* Data excerpt *
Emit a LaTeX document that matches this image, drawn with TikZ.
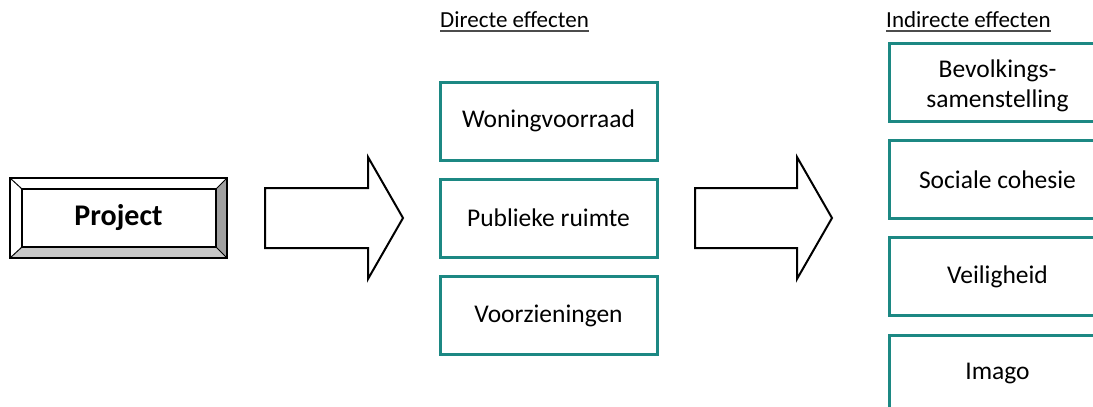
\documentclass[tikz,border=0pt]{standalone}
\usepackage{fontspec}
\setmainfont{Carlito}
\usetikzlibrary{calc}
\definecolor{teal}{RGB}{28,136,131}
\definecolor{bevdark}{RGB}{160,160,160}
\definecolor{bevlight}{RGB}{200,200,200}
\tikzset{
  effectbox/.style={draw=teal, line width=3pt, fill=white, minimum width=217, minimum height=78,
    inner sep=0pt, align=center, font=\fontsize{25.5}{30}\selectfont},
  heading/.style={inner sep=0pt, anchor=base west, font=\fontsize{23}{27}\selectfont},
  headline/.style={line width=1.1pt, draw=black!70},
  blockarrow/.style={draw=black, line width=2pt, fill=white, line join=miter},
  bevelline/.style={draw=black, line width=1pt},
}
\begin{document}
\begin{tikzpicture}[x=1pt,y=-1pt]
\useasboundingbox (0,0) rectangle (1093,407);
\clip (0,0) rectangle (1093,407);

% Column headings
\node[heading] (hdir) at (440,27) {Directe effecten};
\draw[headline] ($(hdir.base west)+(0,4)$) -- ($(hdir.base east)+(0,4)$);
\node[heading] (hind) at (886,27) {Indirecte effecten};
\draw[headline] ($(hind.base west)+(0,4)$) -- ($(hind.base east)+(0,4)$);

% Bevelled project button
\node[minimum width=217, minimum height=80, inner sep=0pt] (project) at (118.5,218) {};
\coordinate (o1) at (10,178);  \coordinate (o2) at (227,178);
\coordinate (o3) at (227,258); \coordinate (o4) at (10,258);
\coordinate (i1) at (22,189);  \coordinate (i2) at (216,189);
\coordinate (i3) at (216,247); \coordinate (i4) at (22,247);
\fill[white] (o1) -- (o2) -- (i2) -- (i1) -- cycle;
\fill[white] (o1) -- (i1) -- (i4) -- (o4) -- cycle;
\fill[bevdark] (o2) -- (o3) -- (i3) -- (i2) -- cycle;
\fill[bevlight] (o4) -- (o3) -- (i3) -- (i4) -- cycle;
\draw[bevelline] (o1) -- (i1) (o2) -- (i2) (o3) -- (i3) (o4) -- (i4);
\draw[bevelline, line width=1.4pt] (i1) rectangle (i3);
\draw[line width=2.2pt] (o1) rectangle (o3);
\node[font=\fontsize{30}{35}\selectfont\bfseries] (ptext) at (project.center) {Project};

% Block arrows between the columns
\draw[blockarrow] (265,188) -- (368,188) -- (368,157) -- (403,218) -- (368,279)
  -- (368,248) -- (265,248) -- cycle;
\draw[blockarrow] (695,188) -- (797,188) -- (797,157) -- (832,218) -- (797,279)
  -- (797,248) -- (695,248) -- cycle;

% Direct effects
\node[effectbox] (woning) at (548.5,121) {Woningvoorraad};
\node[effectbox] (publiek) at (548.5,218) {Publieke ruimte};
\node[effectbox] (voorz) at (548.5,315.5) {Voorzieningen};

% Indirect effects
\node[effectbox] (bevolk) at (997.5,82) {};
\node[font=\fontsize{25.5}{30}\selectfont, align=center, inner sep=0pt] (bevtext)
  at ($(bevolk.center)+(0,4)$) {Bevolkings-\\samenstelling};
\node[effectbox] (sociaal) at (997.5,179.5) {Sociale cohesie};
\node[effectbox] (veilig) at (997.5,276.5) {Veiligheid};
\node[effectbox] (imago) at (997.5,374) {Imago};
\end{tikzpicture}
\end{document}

* Task directions *
Write out the whole listing again, exactly, with no pictures.

* Right answer *
Emit a LaTeX document that matches this image, drawn with TikZ.
\documentclass[tikz,border=0pt]{standalone}
\usepackage{fontspec}
\setmainfont{Carlito}
\usetikzlibrary{calc}
\definecolor{teal}{RGB}{28,136,131}
\definecolor{bevdark}{RGB}{160,160,160}
\definecolor{bevlight}{RGB}{200,200,200}
\tikzset{
  effectbox/.style={draw=teal, line width=3pt, fill=white, minimum width=217, minimum height=78,
    inner sep=0pt, align=center, font=\fontsize{25.5}{30}\selectfont},
  heading/.style={inner sep=0pt, anchor=base west, font=\fontsize{23}{27}\selectfont},
  headline/.style={line width=1.1pt, draw=black!70},
  blockarrow/.style={draw=black, line width=2pt, fill=white, line join=miter},
  bevelline/.style={draw=black, line width=1pt},
}
\begin{document}
\begin{tikzpicture}[x=1pt,y=-1pt]
\useasboundingbox (0,0) rectangle (1093,407);
\clip (0,0) rectangle (1093,407);

% Column headings
\node[heading] (hdir) at (440,27) {Directe effecten};
\draw[headline] ($(hdir.base west)+(0,4)$) -- ($(hdir.base east)+(0,4)$);
\node[heading] (hind) at (886,27) {Indirecte effecten};
\draw[headline] ($(hind.base west)+(0,4)$) -- ($(hind.base east)+(0,4)$);

% Bevelled project button
\node[minimum width=217, minimum height=80, inner sep=0pt] (project) at (118.5,218) {};
\coordinate (o1) at (10,178);  \coordinate (o2) at (227,178);
\coordinate (o3) at (227,258); \coordinate (o4) at (10,258);
\coordinate (i1) at (22,189);  \coordinate (i2) at (216,189);
\coordinate (i3) at (216,247); \coordinate (i4) at (22,247);
\fill[white] (o1) -- (o2) -- (i2) -- (i1) -- cycle;
\fill[white] (o1) -- (i1) -- (i4) -- (o4) -- cycle;
\fill[bevdark] (o2) -- (o3) -- (i3) -- (i2) -- cycle;
\fill[bevlight] (o4) -- (o3) -- (i3) -- (i4) -- cycle;
\draw[bevelline] (o1) -- (i1) (o2) -- (i2) (o3) -- (i3) (o4) -- (i4);
\draw[bevelline, line width=1.4pt] (i1) rectangle (i3);
\draw[line width=2.2pt] (o1) rectangle (o3);
\node[font=\fontsize{30}{35}\selectfont\bfseries] (ptext) at (project.center) {Project};

% Block arrows between the columns
\draw[blockarrow] (265,188) -- (368,188) -- (368,157) -- (403,218) -- (368,279)
  -- (368,248) -- (265,248) -- cycle;
\draw[blockarrow] (695,188) -- (797,188) -- (797,157) -- (832,218) -- (797,279)
  -- (797,248) -- (695,248) -- cycle;

% Direct effects
\node[effectbox] (woning) at (548.5,121) {Woningvoorraad};
\node[effectbox] (publiek) at (548.5,218) {Publieke ruimte};
\node[effectbox] (voorz) at (548.5,315.5) {Voorzieningen};

% Indirect effects
\node[effectbox] (bevolk) at (997.5,82) {};
\node[font=\fontsize{25.5}{30}\selectfont, align=center, inner sep=0pt] (bevtext)
  at ($(bevolk.center)+(0,4)$) {Bevolkings-\\samenstelling};
\node[effectbox] (sociaal) at (997.5,179.5) {Sociale cohesie};
\node[effectbox] (veilig) at (997.5,276.5) {Veiligheid};
\node[effectbox] (imago) at (997.5,374) {Imago};
\end{tikzpicture}
\end{document}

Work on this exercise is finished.